Description of the task
Where a line contains the word "page", copy that line in full.

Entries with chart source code

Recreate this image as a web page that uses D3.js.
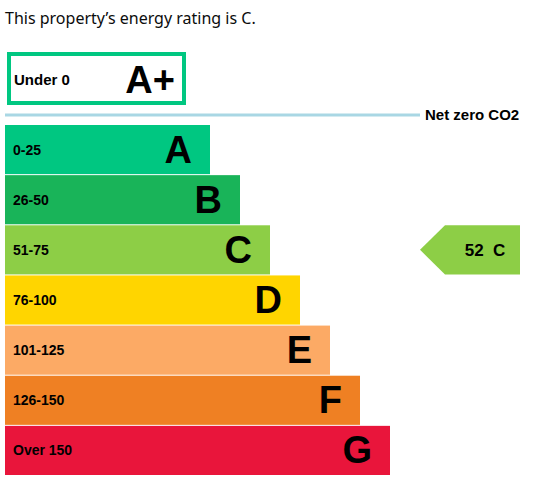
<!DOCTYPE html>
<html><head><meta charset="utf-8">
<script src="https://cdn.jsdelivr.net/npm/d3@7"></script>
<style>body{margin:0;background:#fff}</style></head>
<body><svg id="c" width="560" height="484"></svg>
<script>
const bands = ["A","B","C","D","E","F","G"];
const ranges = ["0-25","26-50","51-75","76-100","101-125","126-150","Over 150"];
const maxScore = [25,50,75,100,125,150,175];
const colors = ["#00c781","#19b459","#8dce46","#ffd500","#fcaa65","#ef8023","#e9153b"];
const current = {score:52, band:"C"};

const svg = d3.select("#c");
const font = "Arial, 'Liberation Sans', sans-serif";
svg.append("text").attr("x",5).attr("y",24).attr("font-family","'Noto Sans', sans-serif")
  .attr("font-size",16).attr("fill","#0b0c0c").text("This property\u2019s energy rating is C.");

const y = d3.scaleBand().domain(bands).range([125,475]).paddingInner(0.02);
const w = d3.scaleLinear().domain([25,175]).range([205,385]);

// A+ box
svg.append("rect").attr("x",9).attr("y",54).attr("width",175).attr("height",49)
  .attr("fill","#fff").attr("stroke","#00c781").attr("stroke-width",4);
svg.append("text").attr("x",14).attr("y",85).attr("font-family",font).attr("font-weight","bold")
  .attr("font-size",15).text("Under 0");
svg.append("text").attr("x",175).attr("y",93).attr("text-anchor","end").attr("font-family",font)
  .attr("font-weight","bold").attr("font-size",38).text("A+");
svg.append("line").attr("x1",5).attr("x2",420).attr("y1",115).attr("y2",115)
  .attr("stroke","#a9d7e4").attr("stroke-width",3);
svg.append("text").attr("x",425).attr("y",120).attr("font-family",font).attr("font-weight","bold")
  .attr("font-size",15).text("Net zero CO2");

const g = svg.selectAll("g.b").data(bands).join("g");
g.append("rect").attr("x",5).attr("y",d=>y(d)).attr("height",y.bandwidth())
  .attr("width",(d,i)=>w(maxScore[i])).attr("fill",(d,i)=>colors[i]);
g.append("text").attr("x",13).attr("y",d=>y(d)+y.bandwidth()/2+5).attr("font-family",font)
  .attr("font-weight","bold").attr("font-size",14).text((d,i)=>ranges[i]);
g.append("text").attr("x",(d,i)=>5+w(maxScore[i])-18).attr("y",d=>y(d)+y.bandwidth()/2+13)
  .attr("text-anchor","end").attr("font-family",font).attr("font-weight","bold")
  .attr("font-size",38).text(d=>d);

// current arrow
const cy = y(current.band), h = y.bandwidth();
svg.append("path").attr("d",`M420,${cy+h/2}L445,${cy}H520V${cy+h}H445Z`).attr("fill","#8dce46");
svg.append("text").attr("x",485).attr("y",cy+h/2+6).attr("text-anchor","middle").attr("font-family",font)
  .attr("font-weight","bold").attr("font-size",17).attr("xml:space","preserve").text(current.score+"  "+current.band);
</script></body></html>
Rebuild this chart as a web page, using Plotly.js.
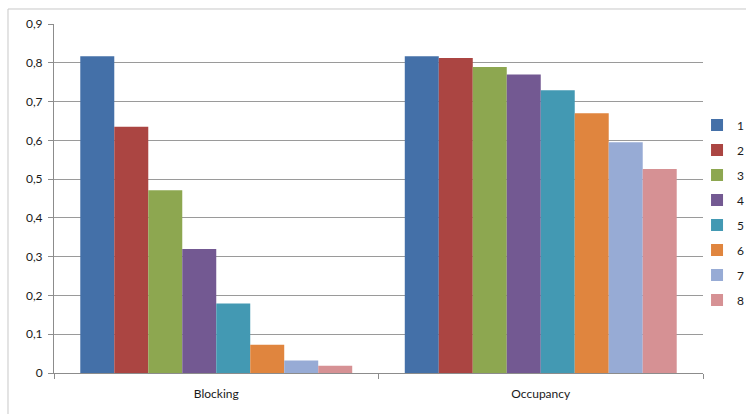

Solution for this exercise
Recreate this image as a web page that uses D3.js.
Rebuild this chart as a web page, using Plotly.js.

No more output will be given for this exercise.